En ese año de 1549, con las obras de la casa, su señor, y para ensalzar la nobleza de sus apellidos, contrata a un maestro cantero, el mejor del reino. Le manda venir desde tierras salmantinas para que esculpa el más vistoso y más bello escudo de la villa. El artista llega a Cáceres con dos de sus hijos, que además de acompañarle eran sus mejores ayudantes y aprendices. Inmediatamente las ideas le vienen a la cabeza y comienza a tallar el majestuoso escudo de los Solís, pomposo, enérgico, casi insultante. Pasaban los días y se empezaba a apreciar lo que sólo estaba en la cabeza del cantero, y crecía la emoción tanto del señor como la de los hijos del maestro, al poder contemplar la belleza de su obra. Pero todo no iba del todo bien en la estancia de los artistas salmantinos en la pequeña ciudad de Cáceres. El hijo mayor comenzó a escaparse por las noches para conocer los rincones más turbios y menos recomendables de la Villa. Maleantes, prostitutas, ladrones y jugadores eran la compañía habitual del muchacho.
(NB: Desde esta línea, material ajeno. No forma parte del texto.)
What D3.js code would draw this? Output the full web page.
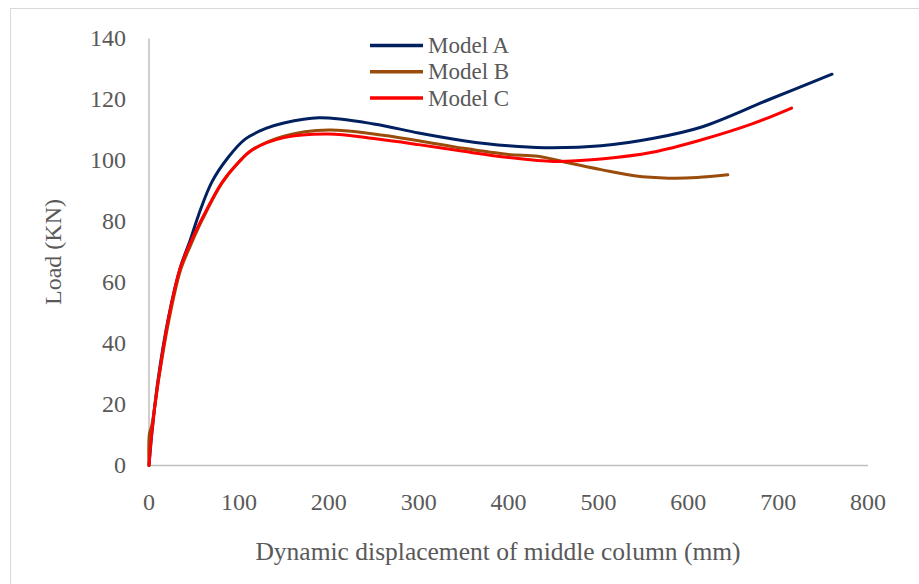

Por las mañanas, exhausto y preocupado, ponía decenas de excusas para justificar su cansancio delante del padre.



Cuando el maestro cantero concluyó el impresionante escudo, el señor de la casa, entusiasmado con su trabajo, le mandó hacer unas reformas en la fachada lateral y le pidió que esculpiera otro escudo, aunque de menor tamaño, para ella. Éste aceptó gustoso la oferta, lo que le llevaría a permanecer unas semanas más en la Villa de Cáceres.



Una mañana, el primer lunes del mes, muy temprano, apareció en la casa su hijo mayor sollozando y con las manos ensangrentadas. Por unas deudas de juego había matado a un hombre esa misma noche. A esas horas de la mañana ya todas las entradas y salidas de la ciudad estarían vigiladas por las autoridades y estarían a punto de ir a buscarle donde residía con su padre y hermano. Así es que no se les ocurrió otra cosa que encerrar al hijo en el muro en el que estaban trabajando en la Casa del Sol, emparedándolo parcialmente, dejando únicamente un pequeño hueco por donde entraría el aire y le podrían suministrar, con todo el cuidado del mundo, algo de bebida y alimento hasta que pudieran sacarlo de la ciudad.

En efecto las autoridades llegaron a la casa y se llevaron preso al hermano pequeño que guardaba un gran parecido con el mayor. El infortunio y la situación por la que pasaba el cantero, le hicieron caer enfermo y le obligaron a pasar, casi sin conocimiento, varios días en cama. Cuando el menor de los hermanos fue liberado se enteró del estado de salud de su padre. Corrió a comprobar que su hermano mayor estaba bien en su ataúd de piedra, pero cuando llegó éste había muerto por falta de comida, pero sobre todo de agua. Mientras su padre se recuperaba terminó la obra tapando el pequeño hueco de ventilación que habían dejado, para así tapiar y enterrar la vergüenza y el gran error que habían cometido. Entonces acometió el tallado del escudo, al que no podía poner una cara amable o alegre. En este rostro quedaría reflejado para siempre el dolor que su padre, y él mismo, iban a soportar por haber permitido que su hermano muriera, dejando, además, una pequeña señal de duelo del lugar donde su cuerpo permanecería para siempre. El padre terminó por recuperarse, las obras finalizaron, y regresaron ambos a Salamanca con el secreto de la muerte de su hijo y hermano, pero dejando pagado el encargo a un sirviente de confianza de la casa, que depositaría bajo el escudo de la triste cara, un puñado de flores silvestres cada primer lunes de mes.

Aún muchos afirman en la ciudad que el primer laborable de cada mes aparece una pequeña flor en el Callejón de la Monja, porque aún alguien mantiene vivo el recuerdo del hijo que el Maestro Cantero dejó morir en la Villa de Cáceres.